What you need to do:
Beginning with the first line, set down every line through the one containing "var cShort4Err = [0.16, 0.29, 0.12, 0.18, 0.20];", exactly as it appears, but not the pictures.

Data extract:
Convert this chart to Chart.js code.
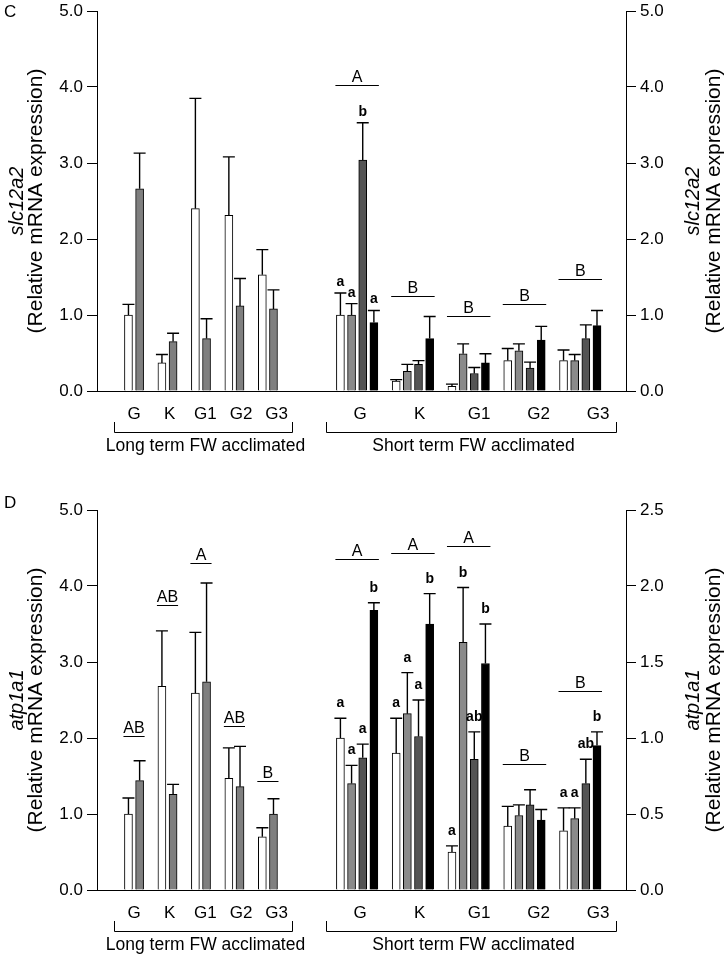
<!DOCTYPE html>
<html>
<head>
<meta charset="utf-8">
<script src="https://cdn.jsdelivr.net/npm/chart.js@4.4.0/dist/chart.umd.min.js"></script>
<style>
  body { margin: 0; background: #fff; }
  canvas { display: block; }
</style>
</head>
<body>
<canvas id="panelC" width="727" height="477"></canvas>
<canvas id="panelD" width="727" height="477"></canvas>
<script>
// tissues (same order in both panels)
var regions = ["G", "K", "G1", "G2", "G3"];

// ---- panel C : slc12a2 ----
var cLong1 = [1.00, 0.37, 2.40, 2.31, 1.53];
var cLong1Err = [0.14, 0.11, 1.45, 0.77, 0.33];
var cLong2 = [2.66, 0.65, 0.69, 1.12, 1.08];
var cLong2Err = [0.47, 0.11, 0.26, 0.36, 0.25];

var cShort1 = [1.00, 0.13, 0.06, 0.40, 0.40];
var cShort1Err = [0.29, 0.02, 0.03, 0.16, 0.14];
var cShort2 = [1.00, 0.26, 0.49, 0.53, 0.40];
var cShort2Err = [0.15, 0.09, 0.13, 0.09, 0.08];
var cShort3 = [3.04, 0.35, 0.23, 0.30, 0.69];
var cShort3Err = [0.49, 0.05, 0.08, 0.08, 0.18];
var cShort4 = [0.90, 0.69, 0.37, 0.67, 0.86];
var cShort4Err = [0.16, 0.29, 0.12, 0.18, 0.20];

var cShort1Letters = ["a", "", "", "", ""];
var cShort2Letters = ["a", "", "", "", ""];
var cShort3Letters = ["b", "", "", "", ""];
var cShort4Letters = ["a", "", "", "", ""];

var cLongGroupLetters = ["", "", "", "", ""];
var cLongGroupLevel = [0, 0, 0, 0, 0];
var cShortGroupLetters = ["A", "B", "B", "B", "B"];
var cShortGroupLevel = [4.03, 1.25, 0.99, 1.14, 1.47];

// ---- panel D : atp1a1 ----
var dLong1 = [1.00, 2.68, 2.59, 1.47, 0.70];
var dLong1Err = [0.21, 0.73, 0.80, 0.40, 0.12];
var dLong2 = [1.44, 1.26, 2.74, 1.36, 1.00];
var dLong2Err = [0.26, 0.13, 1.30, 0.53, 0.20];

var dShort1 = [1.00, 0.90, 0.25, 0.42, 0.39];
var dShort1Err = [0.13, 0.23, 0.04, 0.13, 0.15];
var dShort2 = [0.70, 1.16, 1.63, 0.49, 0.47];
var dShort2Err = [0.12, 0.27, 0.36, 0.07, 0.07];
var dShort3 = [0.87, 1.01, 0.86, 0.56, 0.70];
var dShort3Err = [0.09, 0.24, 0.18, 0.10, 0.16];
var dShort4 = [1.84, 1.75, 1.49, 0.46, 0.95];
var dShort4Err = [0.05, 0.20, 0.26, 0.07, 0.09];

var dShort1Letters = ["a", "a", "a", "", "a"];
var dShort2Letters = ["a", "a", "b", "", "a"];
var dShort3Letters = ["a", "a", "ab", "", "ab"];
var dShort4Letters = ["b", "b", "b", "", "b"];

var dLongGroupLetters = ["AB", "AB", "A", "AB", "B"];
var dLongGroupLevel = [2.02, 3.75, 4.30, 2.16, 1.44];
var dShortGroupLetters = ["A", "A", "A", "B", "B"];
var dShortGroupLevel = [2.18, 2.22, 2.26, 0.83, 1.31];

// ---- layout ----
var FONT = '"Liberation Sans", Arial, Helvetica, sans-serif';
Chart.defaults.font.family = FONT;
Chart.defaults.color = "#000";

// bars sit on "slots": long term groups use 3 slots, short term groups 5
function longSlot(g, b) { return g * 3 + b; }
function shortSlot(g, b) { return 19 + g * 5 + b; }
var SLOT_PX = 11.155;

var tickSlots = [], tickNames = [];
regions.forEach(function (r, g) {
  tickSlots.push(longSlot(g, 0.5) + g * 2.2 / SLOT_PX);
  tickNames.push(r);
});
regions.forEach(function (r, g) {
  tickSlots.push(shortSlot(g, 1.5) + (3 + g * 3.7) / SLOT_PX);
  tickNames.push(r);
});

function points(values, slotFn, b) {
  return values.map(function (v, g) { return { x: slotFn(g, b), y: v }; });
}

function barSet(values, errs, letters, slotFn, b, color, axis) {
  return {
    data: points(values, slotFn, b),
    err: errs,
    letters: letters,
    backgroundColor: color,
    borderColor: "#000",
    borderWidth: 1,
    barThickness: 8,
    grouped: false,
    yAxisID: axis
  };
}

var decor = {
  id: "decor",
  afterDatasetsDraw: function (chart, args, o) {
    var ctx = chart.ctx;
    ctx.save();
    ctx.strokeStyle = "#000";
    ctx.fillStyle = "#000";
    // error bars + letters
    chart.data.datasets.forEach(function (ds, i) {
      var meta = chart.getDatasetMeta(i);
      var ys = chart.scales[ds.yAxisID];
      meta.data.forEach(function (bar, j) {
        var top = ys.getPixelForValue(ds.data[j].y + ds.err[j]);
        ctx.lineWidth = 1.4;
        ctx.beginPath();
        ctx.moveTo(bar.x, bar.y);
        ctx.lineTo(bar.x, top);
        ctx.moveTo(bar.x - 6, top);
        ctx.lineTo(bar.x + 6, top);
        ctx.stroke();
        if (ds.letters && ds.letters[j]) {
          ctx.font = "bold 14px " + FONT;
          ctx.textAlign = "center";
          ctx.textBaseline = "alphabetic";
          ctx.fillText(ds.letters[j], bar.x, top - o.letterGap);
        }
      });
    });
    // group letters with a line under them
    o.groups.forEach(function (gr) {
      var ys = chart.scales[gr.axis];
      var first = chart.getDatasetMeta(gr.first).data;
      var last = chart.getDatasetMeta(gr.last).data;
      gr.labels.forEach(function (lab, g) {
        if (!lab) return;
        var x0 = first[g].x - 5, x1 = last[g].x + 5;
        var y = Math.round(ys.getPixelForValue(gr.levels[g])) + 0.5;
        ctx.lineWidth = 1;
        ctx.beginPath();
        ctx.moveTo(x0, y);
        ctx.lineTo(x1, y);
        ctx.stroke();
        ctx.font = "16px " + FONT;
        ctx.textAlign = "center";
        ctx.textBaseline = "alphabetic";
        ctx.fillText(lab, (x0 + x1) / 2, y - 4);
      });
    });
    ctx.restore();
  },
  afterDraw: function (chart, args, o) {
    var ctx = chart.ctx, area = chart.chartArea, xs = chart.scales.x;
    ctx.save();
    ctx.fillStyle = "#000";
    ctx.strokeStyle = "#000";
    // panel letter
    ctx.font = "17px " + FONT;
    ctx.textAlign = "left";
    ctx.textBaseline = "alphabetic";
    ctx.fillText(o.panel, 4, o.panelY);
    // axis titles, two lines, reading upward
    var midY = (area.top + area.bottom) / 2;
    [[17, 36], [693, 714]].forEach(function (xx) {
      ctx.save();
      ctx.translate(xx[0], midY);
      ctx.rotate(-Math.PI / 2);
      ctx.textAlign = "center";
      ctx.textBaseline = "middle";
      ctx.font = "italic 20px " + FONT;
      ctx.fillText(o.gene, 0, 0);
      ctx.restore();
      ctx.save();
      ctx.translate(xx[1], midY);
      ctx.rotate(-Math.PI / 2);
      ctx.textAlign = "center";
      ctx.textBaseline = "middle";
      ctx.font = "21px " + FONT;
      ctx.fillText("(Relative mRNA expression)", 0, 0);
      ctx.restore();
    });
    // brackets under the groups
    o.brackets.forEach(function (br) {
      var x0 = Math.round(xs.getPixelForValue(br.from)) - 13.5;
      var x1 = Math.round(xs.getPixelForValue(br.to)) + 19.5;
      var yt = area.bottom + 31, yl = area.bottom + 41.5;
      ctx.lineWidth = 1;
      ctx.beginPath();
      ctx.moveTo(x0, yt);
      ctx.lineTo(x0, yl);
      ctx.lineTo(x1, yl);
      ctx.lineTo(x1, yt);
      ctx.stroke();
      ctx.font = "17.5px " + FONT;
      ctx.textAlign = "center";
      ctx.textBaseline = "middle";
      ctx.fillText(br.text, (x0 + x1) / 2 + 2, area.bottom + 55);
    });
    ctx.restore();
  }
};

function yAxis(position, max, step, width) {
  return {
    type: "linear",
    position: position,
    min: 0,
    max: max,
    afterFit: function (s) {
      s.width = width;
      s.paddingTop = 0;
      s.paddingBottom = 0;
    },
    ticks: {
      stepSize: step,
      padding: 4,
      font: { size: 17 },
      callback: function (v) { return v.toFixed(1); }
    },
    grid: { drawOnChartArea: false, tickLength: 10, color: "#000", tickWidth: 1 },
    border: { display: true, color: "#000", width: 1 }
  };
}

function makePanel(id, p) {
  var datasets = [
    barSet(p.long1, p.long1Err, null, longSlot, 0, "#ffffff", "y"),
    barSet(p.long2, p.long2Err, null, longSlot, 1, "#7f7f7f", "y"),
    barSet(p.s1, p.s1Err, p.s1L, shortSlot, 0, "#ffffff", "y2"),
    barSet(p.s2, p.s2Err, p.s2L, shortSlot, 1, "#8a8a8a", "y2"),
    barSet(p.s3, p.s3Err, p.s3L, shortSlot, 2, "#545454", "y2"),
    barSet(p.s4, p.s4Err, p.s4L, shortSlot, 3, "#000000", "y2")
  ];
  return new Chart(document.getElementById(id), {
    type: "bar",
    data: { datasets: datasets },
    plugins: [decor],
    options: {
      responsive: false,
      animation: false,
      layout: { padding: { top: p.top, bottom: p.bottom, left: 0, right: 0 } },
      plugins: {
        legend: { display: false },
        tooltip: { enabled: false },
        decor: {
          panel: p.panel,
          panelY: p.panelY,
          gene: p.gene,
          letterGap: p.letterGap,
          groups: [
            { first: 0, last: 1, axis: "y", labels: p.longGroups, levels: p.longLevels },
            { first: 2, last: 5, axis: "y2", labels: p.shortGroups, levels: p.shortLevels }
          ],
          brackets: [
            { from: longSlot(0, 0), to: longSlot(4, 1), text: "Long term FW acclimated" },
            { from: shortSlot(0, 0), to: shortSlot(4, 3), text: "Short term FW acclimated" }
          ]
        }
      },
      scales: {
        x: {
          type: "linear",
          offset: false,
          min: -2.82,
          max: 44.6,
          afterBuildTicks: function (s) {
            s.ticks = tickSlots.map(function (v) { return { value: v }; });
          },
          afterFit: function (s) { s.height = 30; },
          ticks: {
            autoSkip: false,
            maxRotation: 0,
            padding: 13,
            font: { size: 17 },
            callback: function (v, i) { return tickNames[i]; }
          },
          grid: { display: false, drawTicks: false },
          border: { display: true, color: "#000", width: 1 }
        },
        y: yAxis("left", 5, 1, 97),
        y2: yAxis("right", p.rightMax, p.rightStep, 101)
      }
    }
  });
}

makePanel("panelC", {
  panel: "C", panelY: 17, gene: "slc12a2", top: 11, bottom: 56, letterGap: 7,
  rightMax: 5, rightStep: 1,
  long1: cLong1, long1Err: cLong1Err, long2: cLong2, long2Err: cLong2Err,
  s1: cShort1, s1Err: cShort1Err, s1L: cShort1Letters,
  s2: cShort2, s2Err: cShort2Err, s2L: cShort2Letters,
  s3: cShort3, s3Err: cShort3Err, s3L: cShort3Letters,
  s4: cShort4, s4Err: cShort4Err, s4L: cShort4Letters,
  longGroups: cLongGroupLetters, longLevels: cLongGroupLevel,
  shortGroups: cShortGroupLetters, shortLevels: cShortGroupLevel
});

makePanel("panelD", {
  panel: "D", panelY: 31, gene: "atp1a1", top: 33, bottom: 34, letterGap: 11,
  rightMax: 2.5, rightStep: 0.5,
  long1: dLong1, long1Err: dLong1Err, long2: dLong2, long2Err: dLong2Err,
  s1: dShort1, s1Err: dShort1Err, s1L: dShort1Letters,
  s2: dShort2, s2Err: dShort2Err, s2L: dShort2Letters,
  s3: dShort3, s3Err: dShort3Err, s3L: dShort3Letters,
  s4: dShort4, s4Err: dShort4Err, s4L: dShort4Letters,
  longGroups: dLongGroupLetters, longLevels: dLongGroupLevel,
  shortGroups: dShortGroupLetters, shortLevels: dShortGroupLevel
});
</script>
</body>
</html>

Solved problem:
Convert this chart to Chart.js code.
<!DOCTYPE html>
<html>
<head>
<meta charset="utf-8">
<script src="https://cdn.jsdelivr.net/npm/chart.js@4.4.0/dist/chart.umd.min.js"></script>
<style>
  body { margin: 0; background: #fff; }
  canvas { display: block; }
</style>
</head>
<body>
<canvas id="panelC" width="727" height="477"></canvas>
<canvas id="panelD" width="727" height="477"></canvas>
<script>
// tissues (same order in both panels)
var regions = ["G", "K", "G1", "G2", "G3"];

// ---- panel C : slc12a2 ----
var cLong1 = [1.00, 0.37, 2.40, 2.31, 1.53];
var cLong1Err = [0.14, 0.11, 1.45, 0.77, 0.33];
var cLong2 = [2.66, 0.65, 0.69, 1.12, 1.08];
var cLong2Err = [0.47, 0.11, 0.26, 0.36, 0.25];

var cShort1 = [1.00, 0.13, 0.06, 0.40, 0.40];
var cShort1Err = [0.29, 0.02, 0.03, 0.16, 0.14];
var cShort2 = [1.00, 0.26, 0.49, 0.53, 0.40];
var cShort2Err = [0.15, 0.09, 0.13, 0.09, 0.08];
var cShort3 = [3.04, 0.35, 0.23, 0.30, 0.69];
var cShort3Err = [0.49, 0.05, 0.08, 0.08, 0.18];
var cShort4 = [0.90, 0.69, 0.37, 0.67, 0.86];
var cShort4Err = [0.16, 0.29, 0.12, 0.18, 0.20];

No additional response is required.